Jazz and Machine-Age Imperialism by Lane Jeremy F.;

Jazz and Machine-Age Imperialism by Lane Jeremy F.;

Author:Lane, Jeremy F.;
Language: eng
Format: epub
Publisher: University of Michigan Press


Points in Common—Panassié, Senghor, Jazz, and Jacques Maritain

Like his friend and collaborator Léon-Gontran Damas, Senghor had traveled to Paris in the interwar years from the colonial periphery, in his case from his native Senegal, in order to complete his studies, initially at the prestigious Lycée Louis-le-Grand and subsequently at the Sorbonne. It was during his time in Paris that Senghor struck up the series of personal friendships and made the intellectual discoveries that would prove catalysts to his emerging conception of négritude. Through the pages of La Revue du monde noir and his attendance at the Nardals' salon, he was exposed to the work of the poets and thinkers of the Harlem Renaissance. In the course of his studies, he discovered the work of the German anthropologist Leo Frobenius, studies that revealed to him the richness of precolonial African cultures. He also met and became close friends with both Damas and Aimé Césaire, the three men subsequently being identified as the founding fathers of the négritude movement.

The importance of these intellectual discoveries and personal friendships has been examined at some length in existing accounts of négritude's genesis (Kesteloot 1963; Vaillant 1990; Sharpley-Whiting 2002). What has received less attention, however, is the potential impact of jazz on Senghor's particular conception of négritude. For, like Damas, Senghor was a keen fan of the jazz he first heard in the bars and nightclubs of interwar Paris. Allusions to jazz occur frequently in the poems he wrote in the course of the 1930s and 1940s, both those contained in his first published collection, Shadow Songs of 1945, and those he had written earlier in the 1930s but which would only be published much later, in the collected poems of 1964, as the Lost Poems.

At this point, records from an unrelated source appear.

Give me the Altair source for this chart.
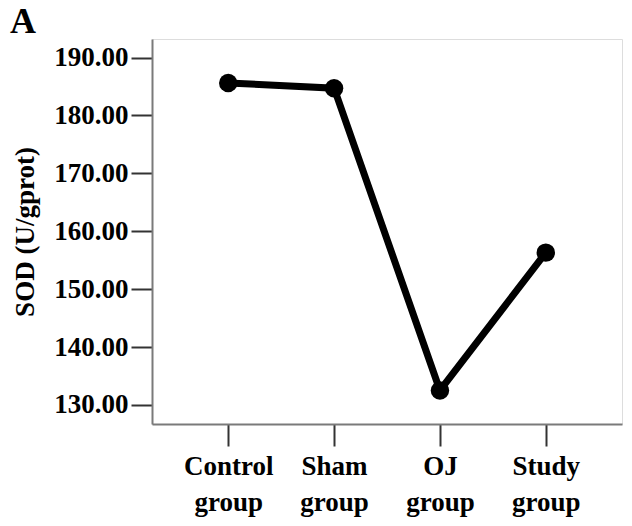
import altair as alt
import pandas as pd

groups = ["Control group", "Sham group", "OJ group", "Study group"]
sod = [185.6, 184.7, 132.5, 156.3]
y_ticks = [130, 140, 150, 160, 170, 180, 190]
panel_label = ["A"]

df = pd.DataFrame({"group": groups, "sod": sod})

FONT = "Liberation Serif"

x = alt.X(
    "group:N",
    sort=groups,
    scale=alt.Scale(type="point", padding=0.72),
    axis=alt.Axis(
        title=None,
        labelAngle=0,
        labelExpr="split(datum.value, ' ')",
        labelFont=FONT,
        labelFontSize=27,
        labelFontWeight="bold",
        labelColor="black",
        labelLineHeight=36,
        labelPadding=7,
        tickSize=22,
        tickWidth=2,
        tickColor="#333",
        domainColor="#7a7a7a",
        domainWidth=2,
    ),
)
y = alt.Y(
    "sod:Q",
    scale=alt.Scale(domain=[126.7, 193.2], nice=False, zero=False),
    axis=alt.Axis(
        title="SOD (U/gprot)",
        values=y_ticks,
        format=".2f",
        grid=False,
        labelFont=FONT,
        labelFontSize=27,
        labelFontWeight="bold",
        labelColor="black",
        labelPadding=3,
        tickSize=21,
        tickWidth=2,
        tickColor="#333",
        domainColor="#7a7a7a",
        domainWidth=2,
        titleFont=FONT,
        titleFontSize=27,
        titleFontWeight="bold",
        titleColor="black",
        titlePadding=14,
    ),
)

line = alt.Chart(df).mark_line(color="black", strokeWidth=7).encode(x=x, y=y)
pts = alt.Chart(df).mark_point(filled=True, color="black", opacity=1, size=340).encode(x=x, y=y)
label = (
    alt.Chart(pd.DataFrame({"t": panel_label}))
    .mark_text(
        align="left",
        baseline="alphabetic",
        font=FONT,
        fontSize=36,
        fontWeight="bold",
        color="black",
    )
    .encode(text="t:N", x=alt.value(-142), y=alt.value(-6))
)

chart = (
    (line + pts + label)
    .properties(
        width=470,
        height=385,
        padding={"left": 144, "top": 31, "right": 2, "bottom": 94},
        autosize=alt.AutoSizeParams(type="none"),
    )
    .configure_view(stroke="#7a7a7a", strokeWidth=2)
    .configure(background="white")
)

chart.save("out.html", embed_options={"renderer": "svg", "actions": False})
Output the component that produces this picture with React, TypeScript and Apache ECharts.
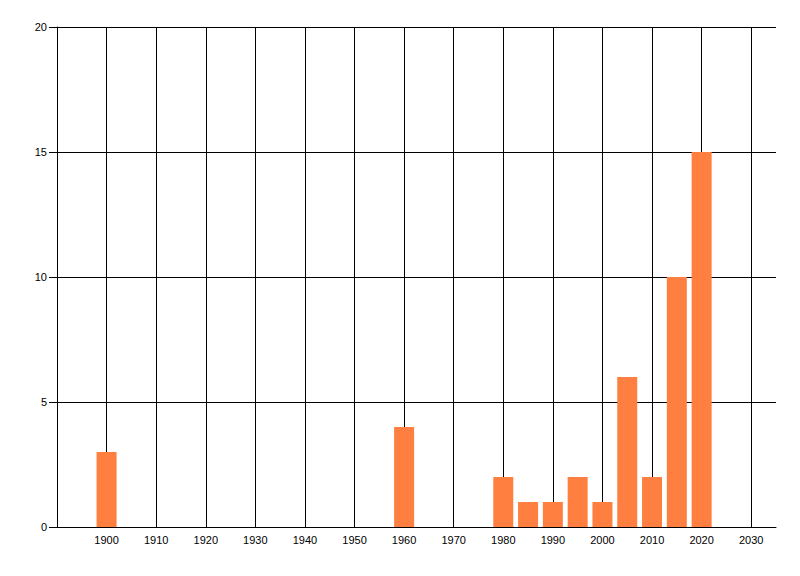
import React, { useEffect, useRef } from 'react';
import * as echarts from 'echarts';

const years = [1900, 1960, 1980, 1985, 1990, 1995, 2000, 2005, 2010, 2015, 2020];
const counts = [3, 4, 2, 1, 1, 2, 1, 6, 2, 10, 15];

const App: React.FC = () => {
  const chartRef = useRef<HTMLDivElement>(null);

  useEffect(() => {
    if (!chartRef.current) return;
    const chart = echarts.init(chartRef.current, null, { renderer: 'svg' });

    const labelStyle = {
      color: '#000',
      fontSize: 11,
      fontFamily: '"Liberation Sans", Arial, sans-serif'
    };

    chart.setOption({
      animation: false,
      backgroundColor: '#fff',
      grid: { left: 57, right: 24, top: 27, bottom: 49, containLabel: false },
      xAxis: {
        type: 'value',
        min: 1890,
        max: 2035,
        interval: 10,
        axisLine: { show: true, lineStyle: { color: '#000', width: 1 } },
        axisTick: { show: false },
        axisLabel: {
          ...labelStyle,
          margin: 7,
          showMinLabel: false,
          showMaxLabel: false,
          formatter: (v: number) => String(v)
        },
        splitLine: {
          show: true,
          showMaxLine: false,
          lineStyle: { color: '#000', width: 1 }
        }
      },
      yAxis: {
        type: 'value',
        min: 0,
        max: 20,
        interval: 5,
        axisLine: { show: true, lineStyle: { color: '#000', width: 1 } },
        axisTick: { show: true, length: 8, lineStyle: { color: '#000' } },
        axisLabel: { ...labelStyle, margin: 10 },
        splitLine: { show: true, lineStyle: { color: '#000', width: 1 } }
      },
      series: [
        {
          type: 'bar',
          data: years.map((y, i) => [y, counts[i]]),
          barWidth: 20,
          itemStyle: { color: '#ff7f40' }
        }
      ]
    });

    return () => {
      chart.dispose();
    };
  }, []);

  return (
    <div
      ref={chartRef}
      style={{ position: 'absolute', left: 0, top: 0, width: 800, height: 576 }}
    />
  );
};

export default App;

Senghor's interest in Panassié's jazz criticism, meanwhile, surely reflected his own fondness for the philosophy of Maritain, a philosophy whose political implications had, by the 1930s, become rather ambiguous. As we have seen, at the time of writing Art et scolastique Maritain was a firm supporter of Charles Maurras and of the latter's antidemocratic, extreme right-wing organization Action française. In 1926, however, Maritain had left the movement, following the pope's official denunciation of both Maurras and Action française for their political extremism. By the 1930s, Maritain had allied himself with the broad current of French social Catholicism, situated on the center, or center-left of the political spectrum, and had begun to elaborate his philosophy of “integral humanism” as a foil to Maurras's “integral nationalism” (Maritain 1936). This current, which embraced the “personalism” of Emmanuel Mounier alongside Maritain's own “integral humanism,” sought a “third way” between fascism and communism, while retaining many of the Catholic, antirationalist, antimodern, anti-Statist, procorporatist ideas that Maritain had shared with Action française in the early 1920s. Its antimaterialism and anti-Statism led to an interest in the cultures of France's provinces and colonies, and hence its journals, such as Charpentes and Mounier's Esprit, were happy to publish the first writings by French intellectuals of color, including Damas, Césaire, and Senghor himself.